- YOUR OBJECTIVE:
Return the records from the first line through the line containing "fig = plt.figure(figsize=(W", and leave out the pictures.

[Lines of data]

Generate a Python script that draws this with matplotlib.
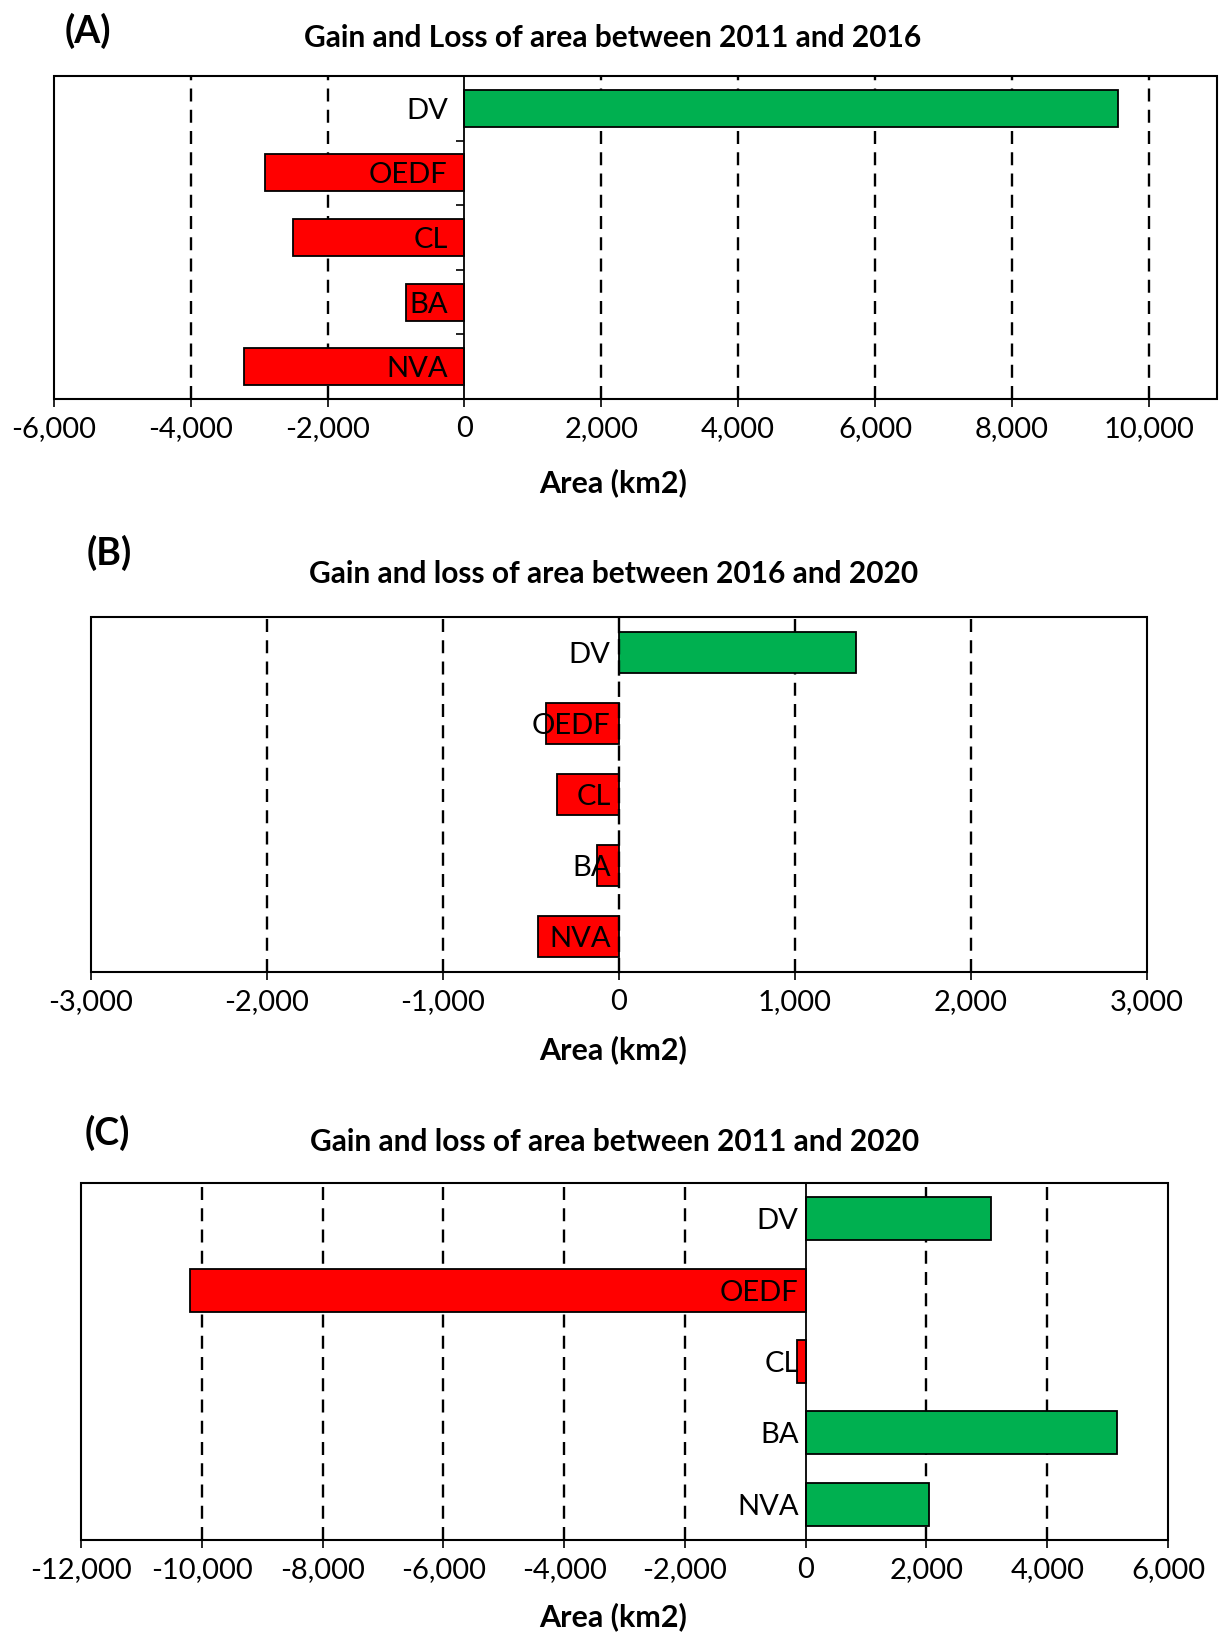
import matplotlib
matplotlib.use("Agg")
import matplotlib.pyplot as plt
from matplotlib.ticker import FuncFormatter, FixedLocator
from matplotlib.patches import Rectangle

plt.rcParams["font.family"] = ["Lato", "DejaVu Sans"]

categories = ["DV", "OEDF", "CL", "BA", "NVA"]

change_2011_2016 = [9560, -2910, -2500, -850, -3230]
change_2016_2020 = [1345, -414, -355, -124, -460]
change_2011_2020 = [3070, -10190, -140, 5160, 2050]

ticks_a = [-6000, -4000, -2000, 0, 2000, 4000, 6000, 8000, 10000]
ticks_b = [-3000, -2000, -1000, 0, 1000, 2000, 3000]
ticks_c = [-12000, -10000, -8000, -6000, -4000, -2000, 0, 2000, 4000, 6000]

GAIN = "#00B050"
LOSS = "#FF0000"
DASH = (0, (5.5, 3.5))

W, H = 1221, 1635
fig = plt.figure(figsize=(W / 100, H / 100), dpi=100)


def px_axes(left, top, right, bottom):
    return fig.add_axes([left / W, 1 - bottom / H, (right - left) / W, (bottom - top) / H])


def panel(ax, values, ticks, xlim, bar_h, label_pad, tick_marks, fs, dashed_zero=False):
    y = list(range(len(categories)))
    colors = [GAIN if v > 0 else LOSS for v in values]
    ax.barh(y, values, height=bar_h, color=colors, edgecolor="black",
            linewidth=1.3, zorder=3)
    ax.set_xlim(*xlim)
    ax.set_ylim(len(categories) - 0.5, -0.5)

    # dashed vertical grid at every major tick
    for t in ticks:
        if xlim[0] < t < xlim[1] and t != 0:
            ax.axvline(t, color="black", lw=1.7, ls=DASH, zorder=1)

    ax.xaxis.set_major_locator(FixedLocator(ticks))
    ax.xaxis.set_major_formatter(FuncFormatter(lambda v, p: f"{v:,.0f}"))
    ax.tick_params(axis="x", length=6, width=1.2, labelsize=fs, pad=6)

    # category axis sits on the zero line, labels drawn over the bars
    for s in ["left", "right", "top", "bottom"]:
        ax.spines[s].set_linewidth(1.3)
    ax.spines["left"].set_position(("data", 0))
    ax.spines["left"].set_zorder(4)
    if dashed_zero:
        ax.spines["left"].set_linestyle(DASH)
        ax.spines["left"].set_linewidth(1.7)
    ax.set_yticks(y)
    ax.set_yticklabels(categories)
    ax.tick_params(axis="y", length=0, labelsize=fs, pad=label_pad)
    if tick_marks:
        ax.set_yticks([i + 0.5 for i in range(len(categories) - 1)], minor=True)
        ax.tick_params(axis="y", which="minor", length=6, width=1.2)
    ax.yaxis.set_zorder(5)

    # outer frame of the plot area
    ax.add_patch(Rectangle((0, 0), 1, 1, transform=ax.transAxes, fill=False,
                           edgecolor="black", lw=1.5, zorder=6, clip_on=False))


ax_a = px_axes(54, 76, 1217, 399)
panel(ax_a, change_2011_2016, ticks_a, (-6000, 11000), 0.57, 12, True, 21)
ax_b = px_axes(91, 617, 1147, 972)
panel(ax_b, change_2016_2020, ticks_b, (-3000, 3000), 0.57, 6, False, 21, dashed_zero=True)
ax_c = px_axes(81, 1183, 1168, 1540)
panel(ax_c, change_2011_2020, ticks_c, (-12000, 6000), 0.6, 5, False, 21)

titles = [
    ("(A)", 65, 31, "Gain and Loss of area between 2011 and 2016", 613, 38, ax_a, 483),
    ("(B)", 87, 553, "Gain and loss of area between 2016 and 2020", 614, 574, ax_b, 1050),
    ("(C)", 85, 1133, "Gain and loss of area between 2011 and 2020", 615, 1142, ax_c, 1617),
]
for tag, tx, ty, title, cx, cy, ax, ly in titles:
    fig.text(tx / W, 1 - ty / H, tag, fontsize=27, fontweight="bold", ha="left", va="center")
    fig.text(cx / W, 1 - cy / H, title, fontsize=21.5, fontweight="bold", ha="center", va="center")
    fig.text(613 / W, 1 - ly / H, "Area (km2)", fontsize=22, fontweight="bold",
             ha="center", va="center")

fig.savefig("out.png", dpi=100)
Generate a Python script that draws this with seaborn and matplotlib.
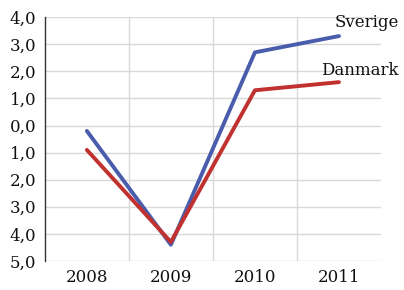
import pandas as pd
import numpy as np
import seaborn as sns
import matplotlib.pyplot as plt
from matplotlib.ticker import FixedLocator, FuncFormatter

years = ['2008', '2009', '2010', '2011']
sverige = [-0.2, -4.4, 2.7, 3.3]
danmark = [-0.9, -4.3, 1.3, 1.6]
series_names = ['Sverige', 'Danmark']
colors = ['#4a5cac', '#c0312f']

df = pd.DataFrame({
    'year': years * 2,
    'value': sverige + danmark,
    'land': [series_names[0]] * 4 + [series_names[1]] * 4,
})

sns.set_style('white')
plt.rcParams['font.family'] = ['DejaVu Serif']

fig = plt.figure(figsize=(4.04, 2.90), dpi=100)
ax = fig.add_axes([0.111, 0.10, 0.832, 0.841])

sns.lineplot(data=df, x='year', y='value', hue='land', palette=colors,
             linewidth=2.8, legend=False, ax=ax, sort=False)

ax.set_xlim(-0.5, 3.5)
ax.set_ylim(-5, 4)
ax.set_yticks(np.arange(-5, 4.1, 1))
ax.yaxis.set_major_formatter(FuncFormatter(lambda v, p: ('%.1f' % abs(v)).replace('.', ',')))
ax.xaxis.set_minor_locator(FixedLocator([0.5, 1.5, 2.5]))
ax.grid(True, axis='y', which='major', color='#d9d9d9', linewidth=1)
ax.grid(True, axis='x', which='minor', color='#d9d9d9', linewidth=1)
ax.set_axisbelow(True)
ax.set_xlabel('')
ax.set_ylabel('')
for s in ['top', 'right', 'bottom']:
    ax.spines[s].set_visible(False)
ax.spines['left'].set_color('#333333')
ax.spines['left'].set_linewidth(1)
ax.tick_params(axis='y', length=0, pad=6, labelsize=12, colors='#111111')
ax.tick_params(axis='x', which='both', length=0, pad=6, labelsize=12, colors='#111111')

ends = [sverige[-1], danmark[-1]]
offsets = [(60, 14), (60, 12)]
for name, v, off in zip(series_names, ends, offsets):
    ax.annotate(name, xy=(len(years) - 1, v), xytext=off, textcoords='offset pixels',
                ha='right', va='center', fontsize=12, color='#111111')

fig.savefig('out.png', dpi=100)
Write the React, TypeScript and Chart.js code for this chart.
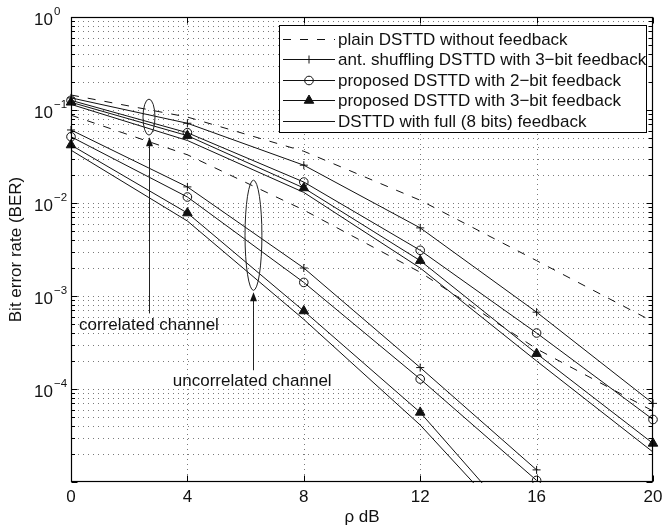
import React, { useEffect, useRef } from 'react';
import { Chart, registerables } from 'chart.js';

Chart.register(...registerables);

// ---------- data ----------
const snrDb = [0, 4, 8, 12, 16, 20];
const xTickValues = [0, 4, 8, 12, 16, 20];
const yTickExponents = [0, -1, -2, -3, -4];

// correlated channel
const plainCorr = [0.145, 0.084, 0.036, 0.0107, 0.0024, 0.00053];
const antCorr = [0.135, 0.072, 0.0255, 0.0054, 0.00067, 0.00007];
const twoBitCorr = [0.127, 0.057, 0.0168, 0.0031, 0.0004, 0.000047];
const threeBitCorr = [0.121, 0.053, 0.0145, 0.0024, 0.00024, 0.000026];
const fullCorr = [0.115, 0.047, 0.013, 0.002, 0.0002, 0.000021];

// uncorrelated channel
const plainUncorr = [0.088, 0.033, 0.0084, 0.0018, 0.00027, 0.000058];
const antUncorr = [0.061, 0.0149, 0.002, 0.00017, 0.0000135];
const twoBitUncorr = [0.0516, 0.0116, 0.0014, 0.000128, 0.0000104];
const threeBitUncorr = [0.042, 0.0078, 0.00069, 0.000056, 0.0000021];
const fullUncorr = [0.037, 0.0064, 0.00056, 0.000041, 0.0000018];

const legendLabels = [
  'plain DSTTD without feedback',
  'ant. shuffling DSTTD with 3\u2212bit feedback',
  'proposed DSTTD with 2\u2212bit feedback',
  'proposed DSTTD with 3\u2212bit feedback',
  'DSTTD with full (8 bits) feedback',
];
const kinds = ['plain', 'ant', 'two', 'three', 'full'] as const;

// annotations (data coordinates)
const annEllipses = [
  { cx: 2.68, top: 0.131, bottom: 0.0537, halfW: 0.206 },
  { cx: 6.27, top: 0.0176, bottom: 0.00115, halfW: 0.29 },
];
const annArrows = [
  { x: 2.68, from: 0.00065, to: 0.051 },
  { x: 6.27, from: 0.000159, to: 0.0011 },
];
const annTexts = [
  { text: 'correlated channel', x: 0.275, y: 0.000427 },
  { text: 'uncorrelated channel', x: 3.5, y: 0.000109 },
];

const FONT = '"Liberation Sans", Arial, Helvetica, sans-serif';
const INK = '#111';
const DASH = [8, 9];

type Kind = typeof kinds[number];

function styleFor(kind: Kind) {
  const base: any = {
    borderColor: INK,
    borderWidth: 1,
    pointBorderColor: INK,
    pointBorderWidth: 1,
    pointBackgroundColor: 'rgba(0,0,0,0)',
    pointRadius: 0,
    tension: 0,
    fill: false,
  };
  if (kind === 'plain') base.borderDash = DASH;
  if (kind === 'ant') { base.pointStyle = 'cross'; base.pointRadius = 4; }
  if (kind === 'two') { base.pointStyle = 'circle'; base.pointRadius = 4.3; }
  if (kind === 'three') { base.pointStyle = 'triangle'; base.pointRadius = 5.5; base.pointBackgroundColor = INK; }
  return base;
}

function drawMarker(ctx: CanvasRenderingContext2D, kind: Kind, x: number, y: number) {
  ctx.save();
  ctx.setLineDash([]);
  ctx.strokeStyle = INK;
  ctx.fillStyle = INK;
  ctx.lineWidth = 1;
  ctx.beginPath();
  if (kind === 'ant') {
    const r = 4;
    ctx.moveTo(x - r, y); ctx.lineTo(x + r, y);
    ctx.moveTo(x, y - r); ctx.lineTo(x, y + r);
    ctx.stroke();
  } else if (kind === 'two') {
    ctx.arc(x, y, 4.3, 0, Math.PI * 2);
    ctx.stroke();
  } else if (kind === 'three') {
    const r = 5.5;
    ctx.moveTo(x, y - r);
    ctx.lineTo(x + r * 0.866, y + r * 0.5);
    ctx.lineTo(x - r * 0.866, y + r * 0.5);
    ctx.closePath();
    ctx.fill();
    ctx.stroke();
  }
  ctx.restore();
}

const matlabPlugin = {
  id: 'matlabLook',
  beforeDraw(chart: any) {
    const ctx = chart.ctx;
    ctx.save();
    ctx.fillStyle = '#fff';
    ctx.fillRect(0, 0, chart.width, chart.height);
    ctx.restore();
  },
  beforeDatasetsDraw(chart: any) {
    const { ctx, chartArea: a, scales } = chart;
    const xs = scales.x, ys = scales.y;
    ctx.save();
    ctx.strokeStyle = '#7a7a7a';
    ctx.lineWidth = 1;
    ctx.setLineDash([1, 4]);
    // horizontal (log) grid incl. minor
    for (let e = -5; e <= 0; e++) {
      for (let m = 1; m <= 9; m++) {
        const v = m * Math.pow(10, e);
        if (v > 1 + 1e-12) break;
        const py = Math.round(ys.getPixelForValue(v)) + 0.5;
        if (py <= a.top + 1 || py >= a.bottom - 1) continue;
        ctx.beginPath();
        ctx.moveTo(a.left + 2, py);
        ctx.lineTo(a.right, py);
        ctx.stroke();
      }
    }
    // vertical grid
    for (const t of xTickValues) {
      const px = Math.round(xs.getPixelForValue(t)) + 0.5;
      if (px <= a.left + 1 || px >= a.right - 1) continue;
      ctx.beginPath();
      ctx.moveTo(px, a.top + 2);
      ctx.lineTo(px, a.bottom);
      ctx.stroke();
    }
    ctx.restore();
  },
  afterDatasetsDraw(chart: any) {
    const { ctx, chartArea: a, scales } = chart;
    const xs = scales.x, ys = scales.y;
    ctx.save();
    ctx.setLineDash([]);
    ctx.strokeStyle = '#000';
    ctx.lineWidth = 1.2;
    // box
    const L = Math.round(a.left) + 0.5, R = Math.round(a.right) - 0.5;
    const T = Math.round(a.top) + 0.5, B = Math.round(a.bottom) - 0.5;
    ctx.strokeRect(L, T, R - L, B - T);
    ctx.lineWidth = 1;
    // x ticks
    ctx.beginPath();
    for (const t of xTickValues) {
      const px = Math.round(xs.getPixelForValue(t)) + 0.5;
      ctx.moveTo(px, B); ctx.lineTo(px, B - 6);
      ctx.moveTo(px, T); ctx.lineTo(px, T + 6);
    }
    // y ticks
    for (let e = -5; e <= 0; e++) {
      for (let m = 1; m <= 9; m++) {
        const v = m * Math.pow(10, e);
        if (v > 1 + 1e-12) break;
        const py = Math.round(ys.getPixelForValue(v)) + 0.5;
        const len = m === 1 ? 6 : 3.5;
        ctx.moveTo(L, py); ctx.lineTo(L + len, py);
        ctx.moveTo(R, py); ctx.lineTo(R - len, py);
      }
    }
    ctx.stroke();

    // tick labels
    ctx.fillStyle = INK;
    ctx.font = `17px ${FONT}`;
    ctx.textAlign = 'center';
    ctx.textBaseline = 'alphabetic';
    for (const t of xTickValues) {
      ctx.fillText(String(t), xs.getPixelForValue(t), 502);
    }
    for (const e of yTickExponents) {
      const py = ys.getPixelForValue(Math.pow(10, e));
      ctx.font = `17px ${FONT}`;
      ctx.textAlign = 'right';
      ctx.fillText('10', 53, py + 7.5);
      ctx.font = `11.5px ${FONT}`;
      ctx.textAlign = 'left';
      ctx.fillText(e === 0 ? '0' : '\u2212' + String(-e), 54, py - 2.5);
    }
    // axis titles
    ctx.font = `17px ${FONT}`;
    ctx.textAlign = 'center';
    ctx.fillText('\u03c1 dB', (a.left + a.right) / 2, 522);
    ctx.save();
    ctx.translate(21, (a.top + a.bottom) / 2);
    ctx.rotate(-Math.PI / 2);
    ctx.fillText('Bit error rate (BER)', 0, 0);
    ctx.restore();

    // annotations
    ctx.strokeStyle = '#222';
    ctx.lineWidth = 1;
    for (const el of annEllipses) {
      const cx = xs.getPixelForValue(el.cx);
      const top = ys.getPixelForValue(el.top);
      const bot = ys.getPixelForValue(el.bottom);
      const rx = Math.abs(xs.getPixelForValue(el.cx + el.halfW) - cx);
      ctx.beginPath();
      ctx.ellipse(cx, (top + bot) / 2, rx, (bot - top) / 2, 0, 0, Math.PI * 2);
      ctx.stroke();
    }
    ctx.fillStyle = INK;
    for (const ar of annArrows) {
      const px = Math.round(xs.getPixelForValue(ar.x)) + 0.5;
      const y0 = ys.getPixelForValue(ar.from);
      const y1 = ys.getPixelForValue(ar.to);
      ctx.beginPath();
      ctx.moveTo(px, y0);
      ctx.lineTo(px, y1 + 6);
      ctx.stroke();
      ctx.beginPath();
      ctx.moveTo(px, y1);
      ctx.lineTo(px + 3.5, y1 + 9);
      ctx.lineTo(px - 3.5, y1 + 9);
      ctx.closePath();
      ctx.fill();
    }
    ctx.font = `17px ${FONT}`;
    ctx.textAlign = 'left';
    for (const tx of annTexts) {
      ctx.fillText(tx.text, xs.getPixelForValue(tx.x), ys.getPixelForValue(tx.y));
    }

    // legend
    const bx = 279.5, by = 25.5, bw = 367, bh = 107;
    ctx.fillStyle = '#fff';
    ctx.fillRect(bx, by, bw, bh);
    ctx.strokeStyle = '#000';
    ctx.strokeRect(bx, by, bw, bh);
    ctx.font = `17px ${FONT}`;
    ctx.textBaseline = 'middle';
    legendLabels.forEach((lab, i) => {
      const yy = Math.round(38.5 + i * 20.5) + 0.5;
      const kind = kinds[i];
      ctx.save();
      ctx.strokeStyle = INK;
      ctx.lineWidth = 1;
      ctx.setLineDash(kind === 'plain' ? DASH : []);
      ctx.beginPath();
      ctx.moveTo(283, yy);
      ctx.lineTo(335, yy);
      ctx.stroke();
      ctx.restore();
      drawMarker(ctx, kind, 309, yy);
      ctx.fillStyle = INK;
      ctx.fillText(lab, 338, yy + 1);
    });
    ctx.restore();
  },
};

export default function App() {
  const ref = useRef<HTMLCanvasElement>(null);
  useEffect(() => {
    if (!ref.current) return;
    const toPts = (vals: number[]) => vals.map((v, i) => ({ x: snrDb[i], y: v }));
    const groups = [
      [plainCorr, antCorr, twoBitCorr, threeBitCorr, fullCorr],
      [plainUncorr, antUncorr, twoBitUncorr, threeBitUncorr, fullUncorr],
    ];
    const datasets: any[] = [];
    groups.forEach((g, gi) => {
      g.forEach((vals, k) => {
        datasets.push({
          label: legendLabels[k] + (gi === 0 ? ' (correlated)' : ' (uncorrelated)'),
          data: toPts(vals),
          clip: { left: 10, top: 10, right: 10, bottom: 1 },
          ...styleFor(kinds[k]),
        });
      });
    });
    const chart = new Chart(ref.current, {
      type: 'line',
      data: { datasets },
      options: {
        animation: false,
        responsive: false,
        devicePixelRatio: 1,
        layout: { padding: { left: 71, top: 17, right: 10, bottom: 43 } },
        scales: {
          x: { type: 'linear', min: 0, max: 20, display: false },
          y: { type: 'logarithmic', min: 1e-5, max: 1, display: false },
        },
        plugins: { legend: { display: false }, tooltip: { enabled: false } },
      },
      plugins: [matlabPlugin],
    } as any);
    return () => chart.destroy();
  }, []);
  return (
    <div style={{ position: 'absolute', left: 0, top: 0, width: 663, height: 525 }}>
      <canvas ref={ref} width={663} height={525} style={{ display: 'block', width: 663, height: 525 }} />
    </div>
  );
}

- SOLUTION FOR THIS PROBLEM:
Generate a Python script that draws this with matplotlib.
import matplotlib
matplotlib.use("Agg")
import matplotlib.pyplot as plt
from matplotlib.ticker import FuncFormatter, FixedLocator
from matplotlib.patches import Rectangle

plt.rcParams["font.family"] = ["Lato", "DejaVu Sans"]

categories = ["DV", "OEDF", "CL", "BA", "NVA"]

change_2011_2016 = [9560, -2910, -2500, -850, -3230]
change_2016_2020 = [1345, -414, -355, -124, -460]
change_2011_2020 = [3070, -10190, -140, 5160, 2050]

ticks_a = [-6000, -4000, -2000, 0, 2000, 4000, 6000, 8000, 10000]
ticks_b = [-3000, -2000, -1000, 0, 1000, 2000, 3000]
ticks_c = [-12000, -10000, -8000, -6000, -4000, -2000, 0, 2000, 4000, 6000]

GAIN = "#00B050"
LOSS = "#FF0000"
DASH = (0, (5.5, 3.5))

W, H = 1221, 1635
fig = plt.figure(figsize=(W / 100, H / 100), dpi=100)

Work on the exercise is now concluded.